Reproduce the listing below in full and without alteration, apart from its pictures.
── DATA PROVIDED
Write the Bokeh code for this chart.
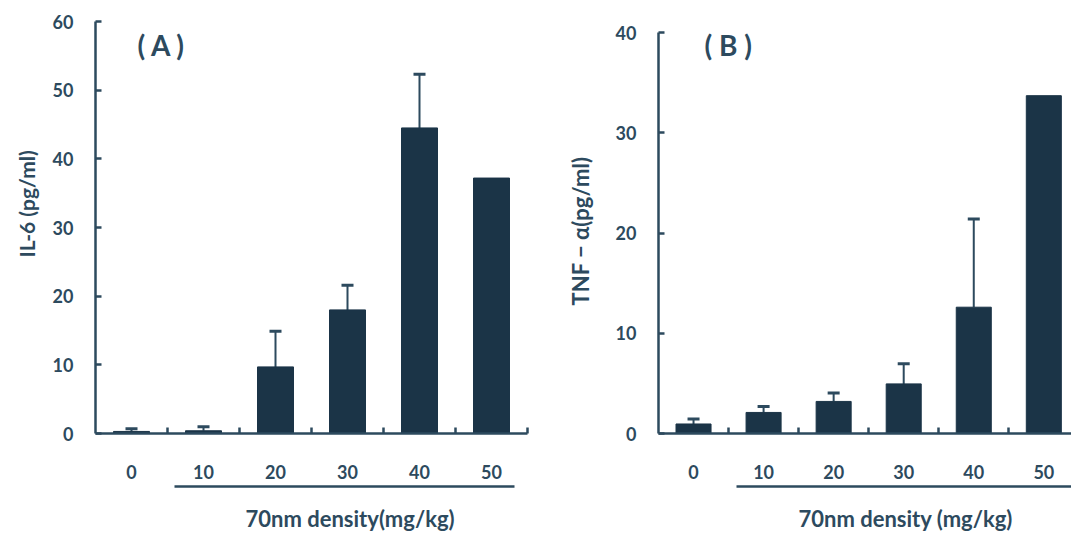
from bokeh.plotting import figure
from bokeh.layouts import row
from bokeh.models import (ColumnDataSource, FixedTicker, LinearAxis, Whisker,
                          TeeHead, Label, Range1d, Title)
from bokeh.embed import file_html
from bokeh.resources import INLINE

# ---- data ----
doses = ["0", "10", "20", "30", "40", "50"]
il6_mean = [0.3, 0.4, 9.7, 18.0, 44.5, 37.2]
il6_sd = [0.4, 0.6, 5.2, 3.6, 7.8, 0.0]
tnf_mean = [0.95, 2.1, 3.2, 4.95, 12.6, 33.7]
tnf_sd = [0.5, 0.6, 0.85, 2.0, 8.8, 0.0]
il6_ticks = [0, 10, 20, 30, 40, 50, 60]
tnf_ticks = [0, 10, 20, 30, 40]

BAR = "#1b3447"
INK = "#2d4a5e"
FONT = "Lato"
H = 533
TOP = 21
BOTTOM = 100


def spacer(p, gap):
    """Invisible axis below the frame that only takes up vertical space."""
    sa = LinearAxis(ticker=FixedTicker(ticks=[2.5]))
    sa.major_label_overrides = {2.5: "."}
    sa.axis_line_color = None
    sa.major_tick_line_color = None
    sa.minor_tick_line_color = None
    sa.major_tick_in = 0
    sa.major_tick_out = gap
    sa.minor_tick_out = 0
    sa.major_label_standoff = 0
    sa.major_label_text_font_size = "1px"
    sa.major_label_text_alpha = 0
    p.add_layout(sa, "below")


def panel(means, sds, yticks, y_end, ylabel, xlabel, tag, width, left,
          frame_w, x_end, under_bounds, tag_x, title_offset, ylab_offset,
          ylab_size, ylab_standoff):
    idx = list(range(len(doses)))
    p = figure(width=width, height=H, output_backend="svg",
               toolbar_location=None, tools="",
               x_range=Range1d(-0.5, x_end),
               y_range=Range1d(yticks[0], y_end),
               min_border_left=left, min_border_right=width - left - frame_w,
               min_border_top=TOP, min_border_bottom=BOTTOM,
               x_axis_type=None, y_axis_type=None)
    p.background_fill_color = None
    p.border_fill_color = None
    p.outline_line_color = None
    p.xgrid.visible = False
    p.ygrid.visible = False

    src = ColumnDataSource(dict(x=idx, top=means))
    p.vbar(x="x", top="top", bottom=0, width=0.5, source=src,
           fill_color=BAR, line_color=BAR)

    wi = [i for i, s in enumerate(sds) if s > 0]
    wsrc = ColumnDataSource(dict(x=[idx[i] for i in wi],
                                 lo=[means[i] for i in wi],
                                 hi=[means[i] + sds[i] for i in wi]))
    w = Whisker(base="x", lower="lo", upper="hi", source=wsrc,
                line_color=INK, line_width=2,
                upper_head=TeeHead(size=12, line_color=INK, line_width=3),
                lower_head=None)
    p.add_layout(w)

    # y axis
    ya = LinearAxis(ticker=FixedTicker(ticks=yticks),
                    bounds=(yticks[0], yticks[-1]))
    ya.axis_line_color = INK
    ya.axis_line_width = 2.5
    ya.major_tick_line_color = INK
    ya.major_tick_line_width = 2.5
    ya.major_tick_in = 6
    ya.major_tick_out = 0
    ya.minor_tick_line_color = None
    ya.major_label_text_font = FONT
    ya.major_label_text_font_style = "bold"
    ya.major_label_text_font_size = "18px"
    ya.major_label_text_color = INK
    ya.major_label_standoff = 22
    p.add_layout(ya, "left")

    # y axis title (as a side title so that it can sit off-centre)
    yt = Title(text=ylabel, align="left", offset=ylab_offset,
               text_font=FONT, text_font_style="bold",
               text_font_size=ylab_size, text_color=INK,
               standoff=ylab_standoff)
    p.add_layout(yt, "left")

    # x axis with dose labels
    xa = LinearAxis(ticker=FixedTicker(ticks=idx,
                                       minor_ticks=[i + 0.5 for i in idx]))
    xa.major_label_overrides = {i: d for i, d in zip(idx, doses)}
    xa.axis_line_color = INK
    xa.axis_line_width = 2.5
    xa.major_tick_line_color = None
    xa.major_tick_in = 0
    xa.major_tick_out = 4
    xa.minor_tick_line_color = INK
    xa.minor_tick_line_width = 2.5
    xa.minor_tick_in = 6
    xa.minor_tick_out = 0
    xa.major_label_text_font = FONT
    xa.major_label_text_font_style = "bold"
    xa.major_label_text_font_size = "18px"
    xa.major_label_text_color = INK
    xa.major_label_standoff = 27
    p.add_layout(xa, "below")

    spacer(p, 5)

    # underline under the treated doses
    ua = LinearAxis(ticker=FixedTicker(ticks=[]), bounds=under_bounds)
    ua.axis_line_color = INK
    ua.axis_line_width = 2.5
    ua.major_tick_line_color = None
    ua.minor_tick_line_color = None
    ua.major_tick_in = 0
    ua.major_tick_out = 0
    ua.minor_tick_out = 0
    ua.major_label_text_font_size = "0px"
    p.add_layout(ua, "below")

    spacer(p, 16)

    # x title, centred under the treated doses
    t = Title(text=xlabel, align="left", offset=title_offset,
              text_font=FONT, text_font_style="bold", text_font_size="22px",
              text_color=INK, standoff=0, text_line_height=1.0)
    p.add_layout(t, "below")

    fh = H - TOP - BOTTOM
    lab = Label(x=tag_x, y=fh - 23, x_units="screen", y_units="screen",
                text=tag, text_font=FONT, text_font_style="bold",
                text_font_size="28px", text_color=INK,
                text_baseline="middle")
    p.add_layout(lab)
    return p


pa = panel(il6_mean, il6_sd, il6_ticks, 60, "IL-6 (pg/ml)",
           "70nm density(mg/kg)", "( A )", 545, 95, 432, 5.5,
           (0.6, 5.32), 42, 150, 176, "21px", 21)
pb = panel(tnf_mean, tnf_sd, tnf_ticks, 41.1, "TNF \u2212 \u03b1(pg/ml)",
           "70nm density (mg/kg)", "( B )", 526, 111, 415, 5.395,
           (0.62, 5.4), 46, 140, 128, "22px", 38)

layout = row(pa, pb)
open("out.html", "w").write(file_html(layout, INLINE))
────
RESULT FOR THIS TASK:
Write the Bokeh code for this chart.
from bokeh.plotting import figure
from bokeh.layouts import row
from bokeh.models import (ColumnDataSource, FixedTicker, LinearAxis, Whisker,
                          TeeHead, Label, Range1d, Title)
from bokeh.embed import file_html
from bokeh.resources import INLINE

# ---- data ----
doses = ["0", "10", "20", "30", "40", "50"]
il6_mean = [0.3, 0.4, 9.7, 18.0, 44.5, 37.2]
il6_sd = [0.4, 0.6, 5.2, 3.6, 7.8, 0.0]
tnf_mean = [0.95, 2.1, 3.2, 4.95, 12.6, 33.7]
tnf_sd = [0.5, 0.6, 0.85, 2.0, 8.8, 0.0]
il6_ticks = [0, 10, 20, 30, 40, 50, 60]
tnf_ticks = [0, 10, 20, 30, 40]

BAR = "#1b3447"
INK = "#2d4a5e"
FONT = "Lato"
H = 533
TOP = 21
BOTTOM = 100


def spacer(p, gap):
    """Invisible axis below the frame that only takes up vertical space."""
    sa = LinearAxis(ticker=FixedTicker(ticks=[2.5]))
    sa.major_label_overrides = {2.5: "."}
    sa.axis_line_color = None
    sa.major_tick_line_color = None
    sa.minor_tick_line_color = None
    sa.major_tick_in = 0
    sa.major_tick_out = gap
    sa.minor_tick_out = 0
    sa.major_label_standoff = 0
    sa.major_label_text_font_size = "1px"
    sa.major_label_text_alpha = 0
    p.add_layout(sa, "below")


def panel(means, sds, yticks, y_end, ylabel, xlabel, tag, width, left,
          frame_w, x_end, under_bounds, tag_x, title_offset, ylab_offset,
          ylab_size, ylab_standoff):
    idx = list(range(len(doses)))
    p = figure(width=width, height=H, output_backend="svg",
               toolbar_location=None, tools="",
               x_range=Range1d(-0.5, x_end),
               y_range=Range1d(yticks[0], y_end),
               min_border_left=left, min_border_right=width - left - frame_w,
               min_border_top=TOP, min_border_bottom=BOTTOM,
               x_axis_type=None, y_axis_type=None)
    p.background_fill_color = None
    p.border_fill_color = None
    p.outline_line_color = None
    p.xgrid.visible = False
    p.ygrid.visible = False

    src = ColumnDataSource(dict(x=idx, top=means))
    p.vbar(x="x", top="top", bottom=0, width=0.5, source=src,
           fill_color=BAR, line_color=BAR)

    wi = [i for i, s in enumerate(sds) if s > 0]
    wsrc = ColumnDataSource(dict(x=[idx[i] for i in wi],
                                 lo=[means[i] for i in wi],
                                 hi=[means[i] + sds[i] for i in wi]))
    w = Whisker(base="x", lower="lo", upper="hi", source=wsrc,
                line_color=INK, line_width=2,
                upper_head=TeeHead(size=12, line_color=INK, line_width=3),
                lower_head=None)
    p.add_layout(w)

    # y axis
    ya = LinearAxis(ticker=FixedTicker(ticks=yticks),
                    bounds=(yticks[0], yticks[-1]))
    ya.axis_line_color = INK
    ya.axis_line_width = 2.5
    ya.major_tick_line_color = INK
    ya.major_tick_line_width = 2.5
    ya.major_tick_in = 6
    ya.major_tick_out = 0
    ya.minor_tick_line_color = None
    ya.major_label_text_font = FONT
    ya.major_label_text_font_style = "bold"
    ya.major_label_text_font_size = "18px"
    ya.major_label_text_color = INK
    ya.major_label_standoff = 22
    p.add_layout(ya, "left")

    # y axis title (as a side title so that it can sit off-centre)
    yt = Title(text=ylabel, align="left", offset=ylab_offset,
               text_font=FONT, text_font_style="bold",
               text_font_size=ylab_size, text_color=INK,
               standoff=ylab_standoff)
    p.add_layout(yt, "left")

    # x axis with dose labels
    xa = LinearAxis(ticker=FixedTicker(ticks=idx,
                                       minor_ticks=[i + 0.5 for i in idx]))
    xa.major_label_overrides = {i: d for i, d in zip(idx, doses)}
    xa.axis_line_color = INK
    xa.axis_line_width = 2.5
    xa.major_tick_line_color = None
    xa.major_tick_in = 0
    xa.major_tick_out = 4
    xa.minor_tick_line_color = INK
    xa.minor_tick_line_width = 2.5
    xa.minor_tick_in = 6
    xa.minor_tick_out = 0
    xa.major_label_text_font = FONT
    xa.major_label_text_font_style = "bold"
    xa.major_label_text_font_size = "18px"
    xa.major_label_text_color = INK
    xa.major_label_standoff = 27
    p.add_layout(xa, "below")

    spacer(p, 5)

    # underline under the treated doses
    ua = LinearAxis(ticker=FixedTicker(ticks=[]), bounds=under_bounds)
    ua.axis_line_color = INK
    ua.axis_line_width = 2.5
    ua.major_tick_line_color = None
    ua.minor_tick_line_color = None
    ua.major_tick_in = 0
    ua.major_tick_out = 0
    ua.minor_tick_out = 0
    ua.major_label_text_font_size = "0px"
    p.add_layout(ua, "below")

    spacer(p, 16)

    # x title, centred under the treated doses
    t = Title(text=xlabel, align="left", offset=title_offset,
              text_font=FONT, text_font_style="bold", text_font_size="22px",
              text_color=INK, standoff=0, text_line_height=1.0)
    p.add_layout(t, "below")

    fh = H - TOP - BOTTOM
    lab = Label(x=tag_x, y=fh - 23, x_units="screen", y_units="screen",
                text=tag, text_font=FONT, text_font_style="bold",
                text_font_size="28px", text_color=INK,
                text_baseline="middle")
    p.add_layout(lab)
    return p


pa = panel(il6_mean, il6_sd, il6_ticks, 60, "IL-6 (pg/ml)",
           "70nm density(mg/kg)", "( A )", 545, 95, 432, 5.5,
           (0.6, 5.32), 42, 150, 176, "21px", 21)
pb = panel(tnf_mean, tnf_sd, tnf_ticks, 41.1, "TNF \u2212 \u03b1(pg/ml)",
           "70nm density (mg/kg)", "( B )", 526, 111, 415, 5.395,
           (0.62, 5.4), 46, 140, 128, "22px", 38)

layout = row(pa, pb)
open("out.html", "w").write(file_html(layout, INLINE))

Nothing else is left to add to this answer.